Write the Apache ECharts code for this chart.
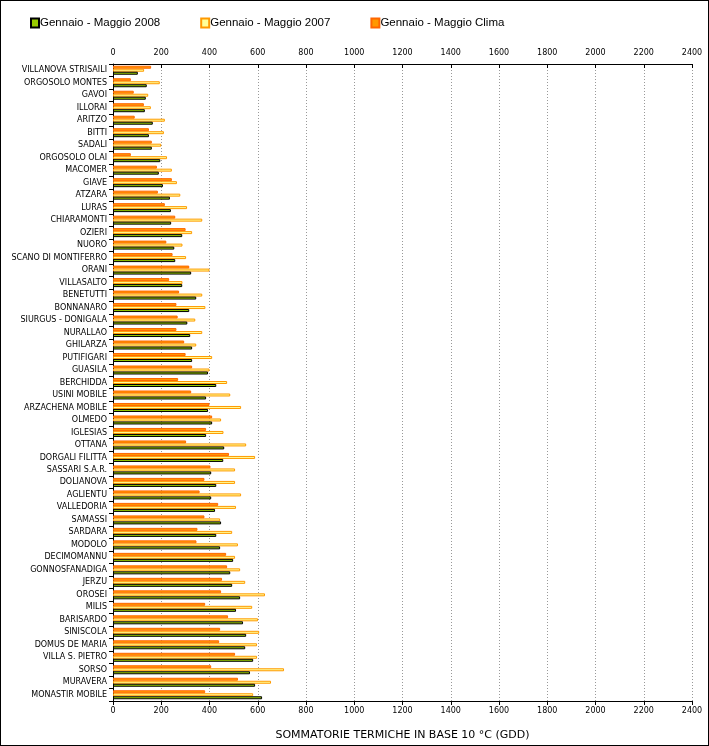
<!DOCTYPE html>
<html>
<head>
<meta charset="utf-8">
<script src="https://cdn.jsdelivr.net/npm/echarts@6/dist/echarts.min.js"></script>
<style>
html,body{margin:0;padding:0;background:#fff;}
#frame{position:absolute;left:0;top:0;width:707px;height:744px;border:1px solid #000;}
#chart{position:absolute;left:0;top:0;width:709px;height:746px;}
</style>
</head>
<body>
<div id="frame"></div>
<div id="chart"></div>
<script>
const categories = ["VILLANOVA STRISAILI","ORGOSOLO MONTES","GAVOI","ILLORAI","ARITZO","BITTI","SADALI","ORGOSOLO OLAI","MACOMER","GIAVE","ATZARA","LURAS","CHIARAMONTI","OZIERI","NUORO","SCANO DI MONTIFERRO","ORANI","VILLASALTO","BENETUTTI","BONNANARO","SIURGUS - DONIGALA","NURALLAO","GHILARZA","PUTIFIGARI","GUASILA","BERCHIDDA","USINI MOBILE","ARZACHENA MOBILE","OLMEDO","IGLESIAS","OTTANA","DORGALI FILITTA","SASSARI S.A.R.","DOLIANOVA","AGLIENTU","VALLEDORIA","SAMASSI","SARDARA","MODOLO","DECIMOMANNU","GONNOSFANADIGA","JERZU","OROSEI","MILIS","BARISARDO","SINISCOLA","DOMUS DE MARIA","VILLA S. PIETRO","SORSO","MURAVERA","MONASTIR MOBILE"];
const clima = [158,74,86,128,90,149,161,74,182,244,186,215,258,301,221,247,316,233,274,263,268,263,295,301,328,270,324,400,411,386,303,481,404,379,359,436,379,350,346,469,473,452,448,382,477,444,440,506,407,518,382];
const values2007 = [129,194,146,157,215,211,200,224,244,265,279,307,370,328,288,303,400,288,370,383,341,370,345,411,400,473,486,531,448,458,552,589,506,506,531,510,444,494,518,506,527,548,630,577,601,606,597,597,709,655,581];
const values2008 = [103,140,136,132,165,149,161,196,190,207,236,240,241,287,254,258,324,287,345,316,308,320,328,328,394,428,386,394,411,386,461,457,407,428,407,423,448,428,444,498,486,494,527,510,539,552,548,581,568,589,618];
const seriesNames = ["Gennaio - Maggio 2008","Gennaio - Maggio 2007","Gennaio - Maggio Clima"];
const axisTitle = "SOMMATORIE TERMICHE IN BASE 10 °C (GDD)";

const chart = echarts.init(document.getElementById('chart'), null, {renderer:'canvas'});
const font = 'DejaVu Sans';
const plain = v => String(v);
const xCommon = {
  type:'value', min:0, max:2400, interval:200,
  axisLine:{show:true, lineStyle:{color:'#000', width:1}},
  splitLine:{show:false}
};
chart.setOption({
  animation:false,
  legend:{
    data:seriesNames, left:30, top:17, padding:0, itemWidth:8, itemHeight:9, itemGap:40,
    icon:'rect',
    textStyle:{fontFamily:'Liberation Sans', fontSize:11.5, color:'#000', padding:[0,0,0,-4]}
  },
  grid:{left:113, right:17, top:64, bottom:44, containLabel:false},
  xAxis:[
    Object.assign({}, xCommon, {position:'bottom',
      axisTick:{show:true, length:4, lineStyle:{color:'#000'}},
      axisLabel:{fontFamily:font, fontSize:8, color:'#000', margin:6, formatter:plain},
      splitLine:{show:true, lineStyle:{color:'#999', type:[1,2], width:1}},
      name:axisTitle, nameLocation:'middle', nameGap:29,
      nameTextStyle:{fontFamily:font, fontSize:11, color:'#000'}
    }),
    Object.assign({}, xCommon, {position:'top',
      axisTick:{show:true, inside:true, length:4, lineStyle:{color:'#000'}},
      axisLabel:{fontFamily:font, fontSize:8, color:'#000', margin:7, formatter:plain}
    })
  ],
  yAxis:{
    type:'category', data:categories, inverse:true,
    axisLine:{show:true, lineStyle:{color:'#000'}},
    axisTick:{show:true, length:4, interval:0, lineStyle:{color:'#000'}},
    axisLabel:{interval:0, fontFamily:font, fontSize:8, color:'#000', margin:6}
  },
  series:[
    {name:seriesNames[2], type:'bar', data:clima, barWidth:3, barGap:'0%',
      itemStyle:{color:'#FF9900', borderColor:'#FF6600', borderWidth:1}},
    {name:seriesNames[1], type:'bar', data:values2007, barWidth:3, barGap:'0%',
      itemStyle:{color:'#FFFF99', borderColor:'#FF9900', borderWidth:1}},
    {name:seriesNames[0], type:'bar', data:values2008, barWidth:3, barGap:'0%',
      itemStyle:{color:'#99CC00', borderColor:'#000', borderWidth:1}}
  ]
});
</script>
</body>
</html>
☆ ☆ ☆ ☆ ☆ ☆ ☆
> _Directions_
Omit pictures; set down the rest of the material word for word.

> _Task output_
Write the Apache ECharts code for this chart.
<!DOCTYPE html>
<html>
<head>
<meta charset="utf-8">
<script src="https://cdn.jsdelivr.net/npm/echarts@6/dist/echarts.min.js"></script>
<style>
html,body{margin:0;padding:0;background:#fff;}
#frame{position:absolute;left:0;top:0;width:707px;height:744px;border:1px solid #000;}
#chart{position:absolute;left:0;top:0;width:709px;height:746px;}
</style>
</head>
<body>
<div id="frame"></div>
<div id="chart"></div>
<script>
const categories = ["VILLANOVA STRISAILI","ORGOSOLO MONTES","GAVOI","ILLORAI","ARITZO","BITTI","SADALI","ORGOSOLO OLAI","MACOMER","GIAVE","ATZARA","LURAS","CHIARAMONTI","OZIERI","NUORO","SCANO DI MONTIFERRO","ORANI","VILLASALTO","BENETUTTI","BONNANARO","SIURGUS - DONIGALA","NURALLAO","GHILARZA","PUTIFIGARI","GUASILA","BERCHIDDA","USINI MOBILE","ARZACHENA MOBILE","OLMEDO","IGLESIAS","OTTANA","DORGALI FILITTA","SASSARI S.A.R.","DOLIANOVA","AGLIENTU","VALLEDORIA","SAMASSI","SARDARA","MODOLO","DECIMOMANNU","GONNOSFANADIGA","JERZU","OROSEI","MILIS","BARISARDO","SINISCOLA","DOMUS DE MARIA","VILLA S. PIETRO","SORSO","MURAVERA","MONASTIR MOBILE"];
const clima = [158,74,86,128,90,149,161,74,182,244,186,215,258,301,221,247,316,233,274,263,268,263,295,301,328,270,324,400,411,386,303,481,404,379,359,436,379,350,346,469,473,452,448,382,477,444,440,506,407,518,382];
const values2007 = [129,194,146,157,215,211,200,224,244,265,279,307,370,328,288,303,400,288,370,383,341,370,345,411,400,473,486,531,448,458,552,589,506,506,531,510,444,494,518,506,527,548,630,577,601,606,597,597,709,655,581];
const values2008 = [103,140,136,132,165,149,161,196,190,207,236,240,241,287,254,258,324,287,345,316,308,320,328,328,394,428,386,394,411,386,461,457,407,428,407,423,448,428,444,498,486,494,527,510,539,552,548,581,568,589,618];
const seriesNames = ["Gennaio - Maggio 2008","Gennaio - Maggio 2007","Gennaio - Maggio Clima"];
const axisTitle = "SOMMATORIE TERMICHE IN BASE 10 °C (GDD)";

const chart = echarts.init(document.getElementById('chart'), null, {renderer:'canvas'});
const font = 'DejaVu Sans';
const plain = v => String(v);
const xCommon = {
  type:'value', min:0, max:2400, interval:200,
  axisLine:{show:true, lineStyle:{color:'#000', width:1}},
  splitLine:{show:false}
};
chart.setOption({
  animation:false,
  legend:{
    data:seriesNames, left:30, top:17, padding:0, itemWidth:8, itemHeight:9, itemGap:40,
    icon:'rect',
    textStyle:{fontFamily:'Liberation Sans', fontSize:11.5, color:'#000', padding:[0,0,0,-4]}
  },
  grid:{left:113, right:17, top:64, bottom:44, containLabel:false},
  xAxis:[
    Object.assign({}, xCommon, {position:'bottom',
      axisTick:{show:true, length:4, lineStyle:{color:'#000'}},
      axisLabel:{fontFamily:font, fontSize:8, color:'#000', margin:6, formatter:plain},
      splitLine:{show:true, lineStyle:{color:'#999', type:[1,2], width:1}},
      name:axisTitle, nameLocation:'middle', nameGap:29,
      nameTextStyle:{fontFamily:font, fontSize:11, color:'#000'}
    }),
    Object.assign({}, xCommon, {position:'top',
      axisTick:{show:true, inside:true, length:4, lineStyle:{color:'#000'}},
      axisLabel:{fontFamily:font, fontSize:8, color:'#000', margin:7, formatter:plain}
    })
  ],
  yAxis:{
    type:'category', data:categories, inverse:true,
    axisLine:{show:true, lineStyle:{color:'#000'}},
    axisTick:{show:true, length:4, interval:0, lineStyle:{color:'#000'}},
    axisLabel:{interval:0, fontFamily:font, fontSize:8, color:'#000', margin:6}
  },
  series:[
    {name:seriesNames[2], type:'bar', data:clima, barWidth:3, barGap:'0%',
      itemStyle:{color:'#FF9900', borderColor:'#FF6600', borderWidth:1}},
    {name:seriesNames[1], type:'bar', data:values2007, barWidth:3, barGap:'0%',
      itemStyle:{color:'#FFFF99', borderColor:'#FF9900', borderWidth:1}},
    {name:seriesNames[0], type:'bar', data:values2008, barWidth:3, barGap:'0%',
      itemStyle:{color:'#99CC00', borderColor:'#000', borderWidth:1}}
  ]
});
</script>
</body>
</html>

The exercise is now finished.